Portes ouvertes à de nouvelles voix
Comme souvent, les œuvres les plus audacieuses, formellement et dans les sujets abordés, ont été présentées dans des sections parallèles – Un certain regard, la Quinzaine des cinéastes, l’ACID- qui ont ouvert grand les portes aux nouvelles voix venues de Mongolie (If only I could hibernate), de Singapour (The Breaking Ice), du Soudan (Goodbye Julia) ou du Québec (Simple comme Sylvain de Monia Chokri).
Côté français, le Règne animal de Thomas Cailley, dystopie écologique sur la frontière entre humains et non-humains, aurait largement mérité d’être en compétition.
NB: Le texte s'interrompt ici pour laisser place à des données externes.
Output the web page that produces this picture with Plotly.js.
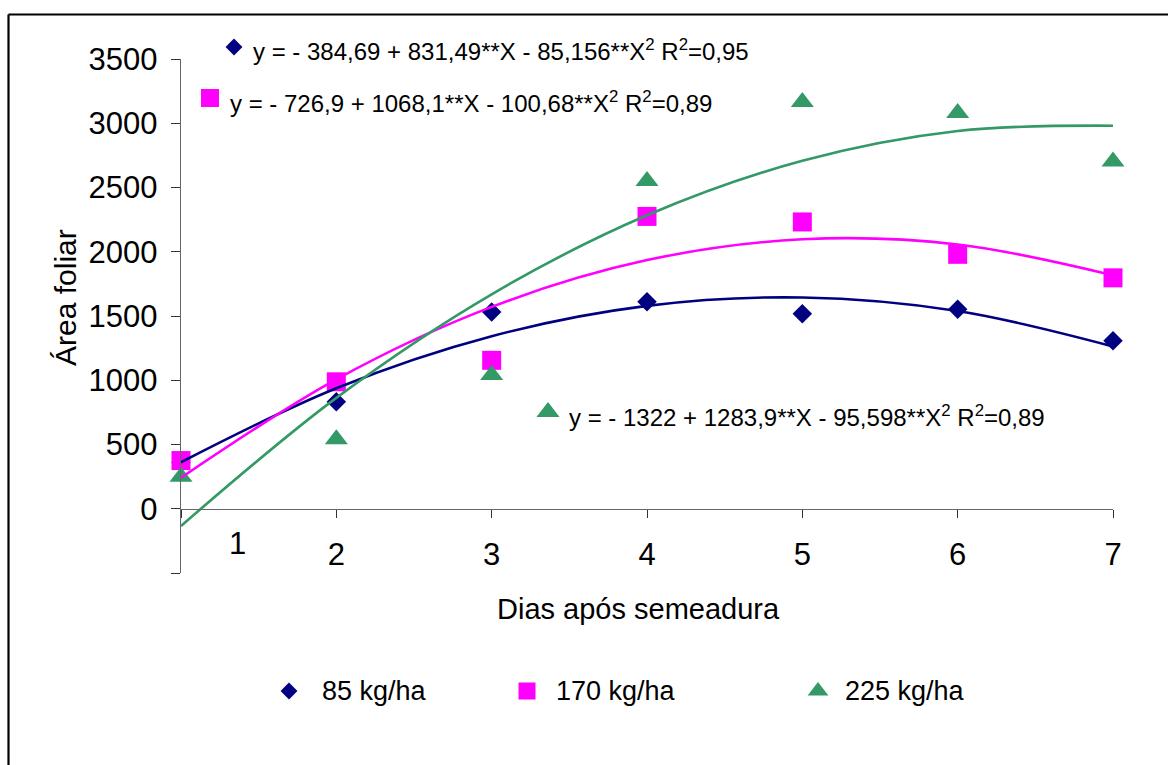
<!DOCTYPE html>
<html><head><meta charset="utf-8">
<script src="https://cdn.plot.ly/plotly-3.0.1.min.js"></script>
<style>html,body{margin:0;padding:0;background:#fff;} #chart{width:1168px;height:765px;}</style>
</head><body><div id="chart"></div>
<script>
// ---------- data ----------
const days = [1, 2, 3, 4, 5, 6, 7];
const seriesNames = ['85 kg/ha', '170 kg/ha', '225 kg/ha'];
const area85  = [360, 832, 1532, 1610, 1517, 1552, 1307];
const area170 = [375, 988, 1155, 2275, 2232, 1980, 1797];
const area225 = [250, 540, 1040, 2551, 3166, 3080, 2703];
// trendline values read at each day
const trend85  = [362, 938, 1343, 1579, 1644, 1539, 1263];
const trend170 = [241, 1007, 1571, 1935, 2097, 2057, 1817];
const trend225 = [-134, 863, 1669, 2284, 2708, 2940, 2981];
const equations = [
  'y = - 384,69 + 831,49**X - 85,156**X<sup>2</sup> R<sup>2</sup>=0,95',
  'y = - 726,9 + 1068,1**X - 100,68**X<sup>2</sup> R<sup>2</sup>=0,89',
  'y = - 1322 + 1283,9**X - 95,598**X<sup>2</sup> R<sup>2</sup>=0,89'
];
const yTickVals = [-500, 0, 500, 1000, 1500, 2000, 2500, 3000, 3500];
const yTickText = ['', '0', '500', '1000', '1500', '2000', '2500', '3000', '3500'];
const xTickVals = [1, 2, 3, 4, 5, 6, 7];
const xTickText = ['', '2', '3', '4', '5', '6', '7'];
const xFirstLabel = '1';
const xTitle = 'Dias após semeadura';
const yTitle = 'Área foliar';

// ---------- layout helpers ----------
const W = 1168, H = 765;
const PL = 181, PR = 1113, PT = 59, PB = 573;   // plot box in pixels
const px = x => x / W;             // pixel x -> paper
const py = y => 1 - y / H;         // pixel y -> paper
const FONT = '"Liberation Sans", Arial, sans-serif';
const colors = ['#000080', '#FF00FF', '#339966'];
const symbols = ['diamond', 'square', 'triangle-up'];
const sizes = [15, 19, 20];
const areas = [area85, area170, area225];
const trends = [trend85, trend170, trend225];

// positions (pixels) of the equation keys and legend keys
const eqKeyPos = [[234, 47], [210, 98], [548, 412]];
const eqTextPos = [[251, 50], [228, 102], [567, 416]];
const eqKeySize = [13, 18, 20];
const legKeyPos = [[289, 691], [527, 691], [818, 691]];
const legTextPos = [[320, 691], [554, 691], [843, 691]];
const legKeySymbol = ['diamond', 'square', 'triangle-up'];
const legKeySize = [13, 17, 18];

const traces = [];
for (let i = 0; i < 3; i++) {
  traces.push({
    x: days, y: areas[i], type: 'scatter', mode: 'markers', name: seriesNames[i],
    marker: {symbol: symbols[i], size: sizes[i], color: colors[i], line: {width: 0}},
    cliponaxis: false, showlegend: false, hoverinfo: 'skip'
  });
}
for (let i = 0; i < 3; i++) {
  traces.push({
    x: days, y: trends[i], type: 'scatter', mode: 'lines',
    line: {color: colors[i], width: 2.6, shape: 'spline', smoothing: 1},
    showlegend: false, hoverinfo: 'skip', cliponaxis: true
  });
}
// key markers on a full-page pixel axis pair
for (let i = 0; i < 3; i++) {
  traces.push({
    x: [eqKeyPos[i][0], legKeyPos[i][0]], y: [eqKeyPos[i][1], legKeyPos[i][1]],
    xaxis: 'x2', yaxis: 'y2', type: 'scatter', mode: 'markers',
    marker: {symbol: [symbols[i], legKeySymbol[i]], size: [eqKeySize[i], legKeySize[i]], color: colors[i], opacity: 1, line: {width: 0}},
    cliponaxis: false, showlegend: false, hoverinfo: 'skip'
  });
}

const annotations = [];
for (let i = 0; i < 3; i++) {
  annotations.push({
    xref: 'paper', yref: 'paper', x: px(eqTextPos[i][0]), y: py(eqTextPos[i][1]),
    xanchor: 'left', yanchor: 'middle', text: equations[i], showarrow: false,
    font: {family: FONT, size: 24, color: '#000'}
  });
  annotations.push({
    xref: 'paper', yref: 'paper', x: px(legTextPos[i][0]), y: py(legTextPos[i][1]),
    xanchor: 'left', yanchor: 'middle', text: seriesNames[i], showarrow: false,
    font: {family: FONT, size: 27, color: '#000'}
  });
}
annotations.push({
  xref: 'paper', yref: 'paper', x: px(237), y: py(543), xanchor: 'center', yanchor: 'middle',
  text: xFirstLabel, showarrow: false, font: {family: FONT, size: 31, color: '#000'}
});
annotations.push({
  xref: 'paper', yref: 'paper', x: px(638), y: py(609), xanchor: 'center', yanchor: 'middle',
  text: xTitle, showarrow: false, font: {family: FONT, size: 29, color: '#000'}
});
annotations.push({
  xref: 'paper', yref: 'paper', x: px(66), y: py(298), xanchor: 'center', yanchor: 'middle',
  text: yTitle, textangle: -90, showarrow: false, font: {family: FONT, size: 30, color: '#000'}
});

const yDom = [py(PB), py(PT)];
const zeroPos = yDom[0] + 0.125 * (yDom[1] - yDom[0]);

const layout = {
  width: W, height: H,
  margin: {l: 0, r: 0, t: 0, b: 0, pad: 0},
  paper_bgcolor: '#fff', plot_bgcolor: 'rgba(0,0,0,0)',
  font: {family: FONT, color: '#000'},
  showlegend: false,
  xaxis: {
    domain: [px(PL), px(PR)], range: [1, 7], anchor: 'free', position: zeroPos,
    showgrid: false, zeroline: false, showline: true, linecolor: '#666', linewidth: 1.3,
    ticks: 'outside', ticklen: 8, tickcolor: '#333', tickwidth: 1,
    tickvals: xTickVals, ticktext: xTickText, ticklabelstandoff: 10,
    tickfont: {family: FONT, size: 31, color: '#000'}, fixedrange: true
  },
  yaxis: {
    domain: yDom, range: [-500, 3500], anchor: 'x',
    showgrid: false, zeroline: false, showline: true, linecolor: '#666', linewidth: 1.3,
    ticks: 'outside', ticklen: 9, tickcolor: '#333', tickwidth: 1,
    tickvals: yTickVals, ticktext: yTickText, ticklabelstandoff: 7,
    tickfont: {family: FONT, size: 31, color: '#000'}, fixedrange: true
  },
  xaxis2: {domain: [0, 1], range: [0, W], visible: false, anchor: 'y2', fixedrange: true},
  yaxis2: {domain: [0, 1], range: [H, 0], visible: false, anchor: 'x2', fixedrange: true},
  annotations: annotations,
  shapes: [
    {type: 'line', xref: 'paper', yref: 'paper', x0: px(8.5), x1: px(1200), y0: py(14.5), y1: py(14.5), line: {color: '#000', width: 2.2}},
    {type: 'line', xref: 'paper', yref: 'paper', x0: px(8.5), x1: px(8.5), y0: py(14.5), y1: py(800), line: {color: '#000', width: 2.2}}
  ]
};

Plotly.newPlot('chart', traces, layout, {displayModeBar: false, staticPlot: true});
</script>
</body></html>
De même que le Procès Goldman, austère huis clos dans un tribunal, servi par la mise en scène à l’os de Cédric Kahn et le jeu bluffant d’Arieh Worthalter.
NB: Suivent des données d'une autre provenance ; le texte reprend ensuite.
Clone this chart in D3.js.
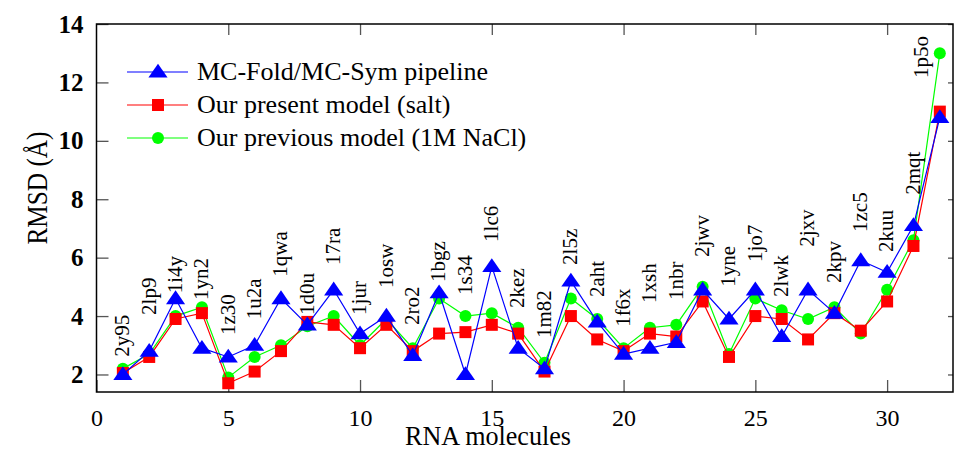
<!DOCTYPE html>
<html>
<head>
<meta charset="utf-8">
<script src="https://cdn.jsdelivr.net/npm/d3@7"></script>
<style>
  html, body { margin: 0; padding: 0; background: #fff; }
  svg { display: block; }
  svg text { font-family: "Liberation Serif", "Times New Roman", serif !important; }
</style>
</head>
<body>
<svg id="chart" width="955" height="451"></svg>
<script>
// ---- data ----
const molecules = ["2y95","2lp9","1i4y","1yn2","1z30","1u2a","1qwa","1d0u","17ra","1jur",
  "1osw","2ro2","1bgz","1s34","1lc6","2kez","1m82","2l5z","2aht","1f6x",
  "1xsh","1nbr","2jwv","1yne","1jo7","2lwk","2jxv","2kpv","1zc5","2kuu","2mqt","1p5o"];
const mcfold   = [2.0,2.8,4.6,2.9,2.6,3.0,4.6,3.7,4.9,3.4,4.0,2.65,4.8,2.0,5.7,2.9,2.2,5.2,3.8,2.7,2.9,3.1,4.9,3.9,4.9,3.3,4.9,4.1,5.9,5.5,7.1,10.8];
const present  = [2.05,2.6,3.9,4.1,1.7,2.1,2.8,3.8,3.7,2.9,3.7,2.8,3.4,3.45,3.7,3.4,2.1,4.0,3.2,2.8,3.4,3.3,4.5,2.6,4.0,3.9,3.2,4.1,3.5,4.5,6.4,11.0];
const previous = [2.2,2.7,4.0,4.3,1.9,2.6,3.0,3.65,4.0,3.0,3.9,2.9,4.6,4.0,4.1,3.6,2.4,4.6,3.9,2.9,3.6,3.7,5.0,2.7,4.6,4.2,3.9,4.3,3.4,4.9,6.6,13.0];
// y value (RMSD units) where each rotated name label starts
const labelAt  = [2.61,4.04,4.78,4.55,3.35,3.89,5.35,4.04,5.75,4.04,4.96,3.69,5.17,4.72,6.54,4.28,3.25,5.75,4.65,3.63,4.45,4.55,6.02,5.0,5.85,4.65,6.37,5.13,6.88,6.19,8.15,12.15];
const xTicks = [0,5,10,15,20,25,30];
const yTicks = [2,4,6,8,10,12,14];
const seriesNames = ["MC-Fold/MC-Sym pipeline","Our present model (salt)","Our previous model (1M NaCl)"];

// ---- layout ----
const svg = d3.select("#chart");
const L = 96.5, R = 953, T = 24, B = 392;
const x = d3.scaleLinear().domain([0, 32.5]).range([L, R]);
const y = d3.scaleLinear().domain([1.4, 14]).range([B, T]);

const series = [
  {name: seriesNames[2], values: previous, color: "#00ff00", legendColor: "#55ff55", shape: "circle"},
  {name: seriesNames[1], values: present,  color: "#ff0000", legendColor: "#ff5555", shape: "square"},
  {name: seriesNames[0], values: mcfold,   color: "#0000ff", legendColor: "#5555ff", shape: "triangle"}
];

// axes
const tickColor = "#555";
function styleAxis(g) {
  g.select(".domain").remove();
  g.selectAll(".tick line").attr("stroke", tickColor).attr("stroke-width", 1.3);
}
svg.append("g").attr("transform", `translate(${L},0)`)
  .call(d3.axisLeft(y).tickValues(yTicks).tickSize(-12).tickPadding(13).tickFormat(d3.format("d")))
  .call(styleAxis)
  .call(g => g.selectAll("text").style("font-size", "25px").style("font-weight", "bold").attr("fill", "#000"));
svg.append("g").attr("transform", `translate(${R},0)`)
  .call(d3.axisRight(y).tickValues(yTicks).tickSize(-5).tickFormat(""))
  .call(styleAxis);
svg.append("g").attr("transform", `translate(0,${B})`)
  .call(d3.axisBottom(x).tickValues(xTicks).tickSize(-12).tickPadding(17).tickFormat(d3.format("d")))
  .call(styleAxis)
  .call(g => g.selectAll("text").style("font-size", "24px").attr("fill", "#000"));
svg.append("g").attr("transform", `translate(0,${T})`)
  .call(d3.axisTop(x).tickValues(xTicks.filter(d => d > 0)).tickSize(-11).tickFormat(""))
  .call(styleAxis);

// frame
svg.append("rect").attr("x", L).attr("y", T).attr("width", R - L).attr("height", B - T)
  .attr("fill", "none").attr("stroke", "#000").attr("stroke-width", 1.5);

// marker drawing
const triangle = d3.symbol().type(d3.symbolTriangle).size(110);
function drawMarker(g, shape, color, cx, cy) {
  if (shape === "circle") {
    g.append("circle").attr("cx", cx).attr("cy", cy).attr("r", 6).attr("fill", color);
  } else if (shape === "square") {
    g.append("rect").attr("x", cx - 6).attr("y", cy - 6).attr("width", 12).attr("height", 12).attr("fill", color);
  } else {
    g.append("path").attr("d", triangle()).attr("transform", `translate(${cx},${cy + 1}) scale(1.2,1)`).attr("fill", color);
  }
}

// series
const line = d3.line().x((d, i) => x(i + 1)).y(d => y(d));
series.forEach(s => {
  const g = svg.append("g");
  g.append("path").datum(s.values).attr("d", line).attr("fill", "none")
    .attr("stroke", s.color).attr("stroke-width", 1.2);
  s.values.forEach((v, i) => drawMarker(g, s.shape, s.color, x(i + 1), y(v)));
});

// molecule name labels
const labelShift = {"1p5o": -0.7};
const lg = svg.append("g").attr("fill", "#000");
molecules.forEach((m, i) => {
  const lx = x(i + 1 + (labelShift[m] || 0));
  const ly = y(labelAt[i]);
  lg.append("text").attr("transform", `translate(${lx},${ly}) rotate(-90)`)
    .style("font-size", "21px")
    .attr("dy", "0.3em").attr("text-anchor", "start").text(m);
});

// legend
const legendRows = [series[2], series[1], series[0]];
legendRows.forEach((s, i) => {
  const ry = 72 + i * 33;
  const g = svg.append("g");
  g.append("line").attr("x1", 127).attr("x2", 188).attr("y1", ry).attr("y2", ry)
    .attr("stroke", s.legendColor).attr("stroke-width", 1.5);
  drawMarker(g, s.shape, s.color, 158, ry);
  g.append("text").attr("x", 197).attr("y", ry).attr("dy", "0.32em")
    .style("font-size", "26px").attr("fill", "#000").text(s.name);
});

// axis titles
svg.append("text").attr("x", 488).attr("y", 445).attr("text-anchor", "middle")
  .style("font-size", "27px").attr("textLength", 166).attr("lengthAdjust", "spacingAndGlyphs")
  .text("RNA molecules");
svg.append("text").attr("transform", "translate(47,188) rotate(-90)").attr("text-anchor", "middle")
  .style("font-size", "30px").attr("textLength", 113).attr("lengthAdjust", "spacingAndGlyphs")
  .text("RMSD (Å)");
</script>
</body>
</html>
Il faudrait aussi parler des bonnes surprises, toutes sélections confondues, venues du Pakistan ( In Flames), du Chili ( les Colons), d’Espagne ( Fermer les yeux de Victor Erice) ou du Vietnam, récompensé par la Caméra d’or ( L’Arbre aux papillons d’or), des États-Unis ( The Sweat East et How to have sex, prix un certain regard), et de la présence en force des cinémas d’Afrique (voir notre dossier du jeudi 25 mai) avec le Maroc (les Meutes et la Mère de tous les mensonges) ou la Guinée Bissau ( Nome).
Comme l’a rappelé Justine Triet, un combat reste à mener, celui de l’exception culturelle. Il passe par le refus de la marchandisation et le maintien d’un financement pérenne du cinéma, cet art des prototypes dont Cannes a pu accueillir certaines des plus enthousiasmantes réalisations.